■ PROVIDED MATERIAL:
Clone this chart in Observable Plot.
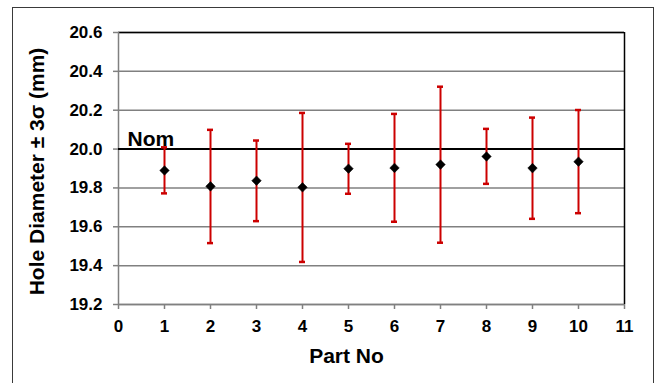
<!DOCTYPE html>
<html>
<head>
<meta charset="utf-8">
<script src="https://cdn.jsdelivr.net/npm/d3@7"></script>
<script src="https://cdn.jsdelivr.net/npm/@observablehq/plot@0.6"></script>
<style>
  html, body { margin: 0; padding: 0; background: #fff; }
  #wrap { position: relative; width: 657px; height: 383px; overflow: hidden; }
  #border { position: absolute; left: 12px; top: 7px; width: 640px; height: 420px; border: 1.5px solid #3a3a3a; pointer-events: none; }
</style>
</head>
<body>
<div id="wrap"><div id="border"></div></div>
<script>
const parts = [1, 2, 3, 4, 5, 6, 7, 8, 9, 10];
const means = [19.89, 19.808, 19.837, 19.803, 19.899, 19.903, 19.92, 19.962, 19.902, 19.935];
const lows  = [19.772, 19.516, 19.629, 19.419, 19.77, 19.626, 19.518, 19.821, 19.641, 19.67];
const highs = [20.009, 20.099, 20.044, 20.186, 20.027, 20.181, 20.321, 20.104, 20.162, 20.201];
const xTicks = [0, 1, 2, 3, 4, 5, 6, 7, 8, 9, 10, 11];
const yTicks = [19.2, 19.4, 19.6, 19.8, 20.0, 20.2, 20.4, 20.6];
const nominal = 20.0;
const nominalLabel = "Nom";
const xTitle = "Part No";
const yTitle = "Hole Diameter \u00B1 3\u03C3 (mm)";

const data = parts.map((p, i) => ({part: p, mean: means[i], lo: lows[i], hi: highs[i]}));

const red = "#cc0000";
const gray = "#808080";
const font = "'Liberation Sans', Arial, sans-serif";

const chart = Plot.plot({
  width: 657,
  height: 383,
  marginLeft: 118,
  marginRight: 33,
  marginTop: 32,
  marginBottom: 79,
  style: {fontFamily: font, fontWeight: "bold", color: "black", background: "transparent"},
  x: {domain: [0, 11]},
  y: {domain: [19.2, 20.6]},
  marks: [
    Plot.gridY(yTicks, {stroke: gray, strokeOpacity: 1, strokeWidth: 1.5}),
    Plot.ruleY([yTicks[yTicks.length - 1]], {stroke: "black", strokeWidth: 1.5}),
    Plot.ruleX([xTicks[xTicks.length - 1]], {stroke: "black", strokeWidth: 1.5}),
    Plot.ruleX([xTicks[0]], {stroke: gray, strokeWidth: 1.5}),
    Plot.ruleY([yTicks[0]], {stroke: gray, strokeWidth: 1.5}),
    Plot.ruleY([nominal], {stroke: "black", strokeWidth: 2}),
    Plot.axisY(yTicks, {tickSize: 5, tickPadding: 11, tickFormat: d3.format(".1f"), fontSize: 17, stroke: gray, strokeWidth: 1.5, fill: "black", label: null}),
    Plot.axisX(xTicks, {tickSize: 5, tickPadding: 10, tickFormat: d3.format("d"), fontSize: 17, stroke: gray, strokeWidth: 1.5, fill: "black", label: null}),
    Plot.ruleX(data, {x: "part", y1: "lo", y2: "hi", stroke: red, strokeWidth: 2}),
    Plot.ruleY(data, {y: "hi", x1: "part", x2: "part", insetLeft: -3, insetRight: -3, stroke: red, strokeWidth: 2.5}),
    Plot.ruleY(data, {y: "lo", x1: "part", x2: "part", insetLeft: -3, insetRight: -3, stroke: red, strokeWidth: 2.5}),
    Plot.dot(data, {x: "part", y: "mean", symbol: "diamond2", r: 4.3, fill: "black", stroke: "black", strokeWidth: 0.5}),
    Plot.text([nominal], {y: d => d, frameAnchor: "left", text: () => nominalLabel, textAnchor: "start", dx: 9, dy: -9.5, fontSize: 21, fontWeight: "bold", fill: "black"}),
    Plot.text([xTitle], {frameAnchor: "bottom", text: d => d, textAnchor: "middle", dx: -25, dy: 58, fontSize: 21, fontWeight: "bold", fill: "black"}),
    Plot.text([yTitle], {frameAnchor: "left", text: d => d, textAnchor: "middle", rotate: -90, dx: -81.5, dy: 3, fontSize: 21, fontWeight: "bold", fill: "black"})
  ]
});
chart.style.position = "absolute";
chart.style.left = "0px";
chart.style.top = "0px";
document.getElementById("wrap").prepend(chart);
</script>
</body>
</html>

■ WRITTEN REQUEST: Find the word "chart" in the material, then list each line that holds it.

■ EXERCISE SOLUTION:
Clone this chart in Observable Plot.
const chart = Plot.plot({
chart.style.position = "absolute";
chart.style.left = "0px";
chart.style.top = "0px";
document.getElementById("wrap").prepend(chart);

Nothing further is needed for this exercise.